_Exercise task_
Below this line is the material. Write out only its lines from the one containing "Emit a Python" through the one containing "phase_temp = [85, 99, 114, 138, 107, 89, 66]", both kept, exactly.

━━━ Given data ━━━

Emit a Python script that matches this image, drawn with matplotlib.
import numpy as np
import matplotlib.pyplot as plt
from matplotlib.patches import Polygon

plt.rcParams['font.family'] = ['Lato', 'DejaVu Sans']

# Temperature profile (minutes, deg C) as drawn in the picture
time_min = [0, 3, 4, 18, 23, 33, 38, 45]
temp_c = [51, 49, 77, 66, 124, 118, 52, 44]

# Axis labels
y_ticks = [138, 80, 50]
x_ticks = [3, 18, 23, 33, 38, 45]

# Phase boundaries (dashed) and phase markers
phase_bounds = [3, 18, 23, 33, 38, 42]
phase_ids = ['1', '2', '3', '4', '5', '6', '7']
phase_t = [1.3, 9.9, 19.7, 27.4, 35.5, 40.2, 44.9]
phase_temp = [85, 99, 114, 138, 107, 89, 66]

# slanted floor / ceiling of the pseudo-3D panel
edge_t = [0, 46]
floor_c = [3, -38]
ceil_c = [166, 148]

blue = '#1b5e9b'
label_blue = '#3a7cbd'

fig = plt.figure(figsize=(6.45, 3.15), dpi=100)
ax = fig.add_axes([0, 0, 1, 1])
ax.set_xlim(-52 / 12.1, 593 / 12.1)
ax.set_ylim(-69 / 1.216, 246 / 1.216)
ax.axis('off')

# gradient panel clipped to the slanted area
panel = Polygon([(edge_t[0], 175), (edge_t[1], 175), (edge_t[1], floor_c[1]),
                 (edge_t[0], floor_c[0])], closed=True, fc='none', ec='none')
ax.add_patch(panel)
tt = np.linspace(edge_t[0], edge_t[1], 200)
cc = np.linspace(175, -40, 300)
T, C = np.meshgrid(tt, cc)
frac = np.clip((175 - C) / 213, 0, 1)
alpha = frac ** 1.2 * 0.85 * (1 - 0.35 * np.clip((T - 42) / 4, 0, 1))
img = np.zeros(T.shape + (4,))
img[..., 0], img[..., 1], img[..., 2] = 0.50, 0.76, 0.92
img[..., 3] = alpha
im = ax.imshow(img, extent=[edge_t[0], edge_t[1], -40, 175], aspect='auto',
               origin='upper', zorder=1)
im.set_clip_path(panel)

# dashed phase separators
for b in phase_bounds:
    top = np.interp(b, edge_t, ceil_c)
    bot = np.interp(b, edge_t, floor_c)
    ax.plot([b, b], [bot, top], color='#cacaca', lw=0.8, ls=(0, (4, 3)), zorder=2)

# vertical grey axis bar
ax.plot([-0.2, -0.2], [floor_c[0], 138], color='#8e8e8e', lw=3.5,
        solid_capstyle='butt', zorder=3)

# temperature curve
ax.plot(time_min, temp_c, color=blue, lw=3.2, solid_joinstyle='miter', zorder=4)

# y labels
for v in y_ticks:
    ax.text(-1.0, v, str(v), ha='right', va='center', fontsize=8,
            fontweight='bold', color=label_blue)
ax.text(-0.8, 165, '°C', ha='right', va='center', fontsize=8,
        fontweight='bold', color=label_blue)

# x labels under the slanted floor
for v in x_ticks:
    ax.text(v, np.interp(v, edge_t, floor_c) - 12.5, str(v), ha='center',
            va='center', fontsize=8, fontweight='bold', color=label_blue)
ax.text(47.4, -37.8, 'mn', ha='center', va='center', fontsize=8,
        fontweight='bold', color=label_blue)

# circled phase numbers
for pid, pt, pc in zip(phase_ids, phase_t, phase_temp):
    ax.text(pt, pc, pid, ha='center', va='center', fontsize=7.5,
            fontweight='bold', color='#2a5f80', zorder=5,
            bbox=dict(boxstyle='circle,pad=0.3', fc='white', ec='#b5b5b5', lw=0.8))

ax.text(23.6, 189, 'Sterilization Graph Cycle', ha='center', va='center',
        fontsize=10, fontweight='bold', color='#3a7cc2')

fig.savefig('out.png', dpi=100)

━━━
━━━ Given data ━━━

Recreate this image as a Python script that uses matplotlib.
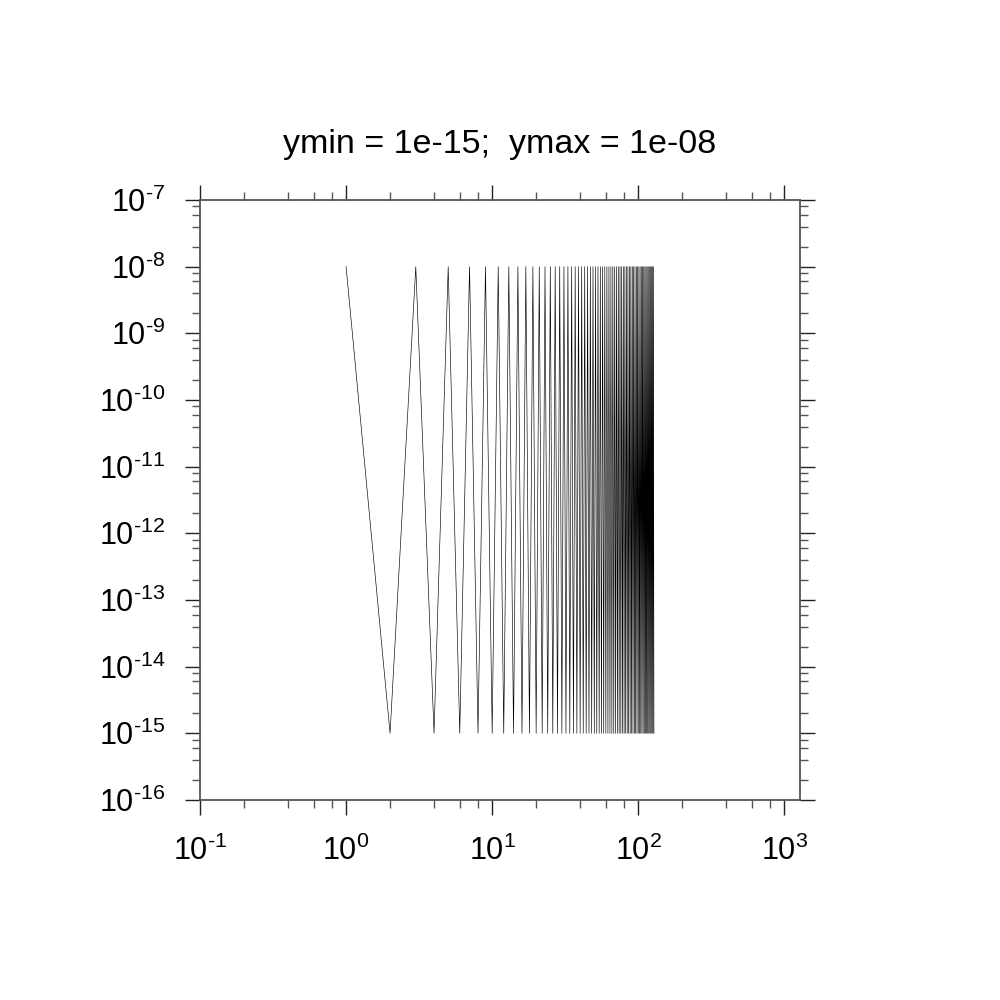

━━━

_Written answer_
Emit a Python script that matches this image, drawn with matplotlib.
import numpy as np
import matplotlib.pyplot as plt
from matplotlib.patches import Polygon

plt.rcParams['font.family'] = ['Lato', 'DejaVu Sans']

# Temperature profile (minutes, deg C) as drawn in the picture
time_min = [0, 3, 4, 18, 23, 33, 38, 45]
temp_c = [51, 49, 77, 66, 124, 118, 52, 44]

# Axis labels
y_ticks = [138, 80, 50]
x_ticks = [3, 18, 23, 33, 38, 45]

# Phase boundaries (dashed) and phase markers
phase_bounds = [3, 18, 23, 33, 38, 42]
phase_ids = ['1', '2', '3', '4', '5', '6', '7']
phase_t = [1.3, 9.9, 19.7, 27.4, 35.5, 40.2, 44.9]
phase_temp = [85, 99, 114, 138, 107, 89, 66]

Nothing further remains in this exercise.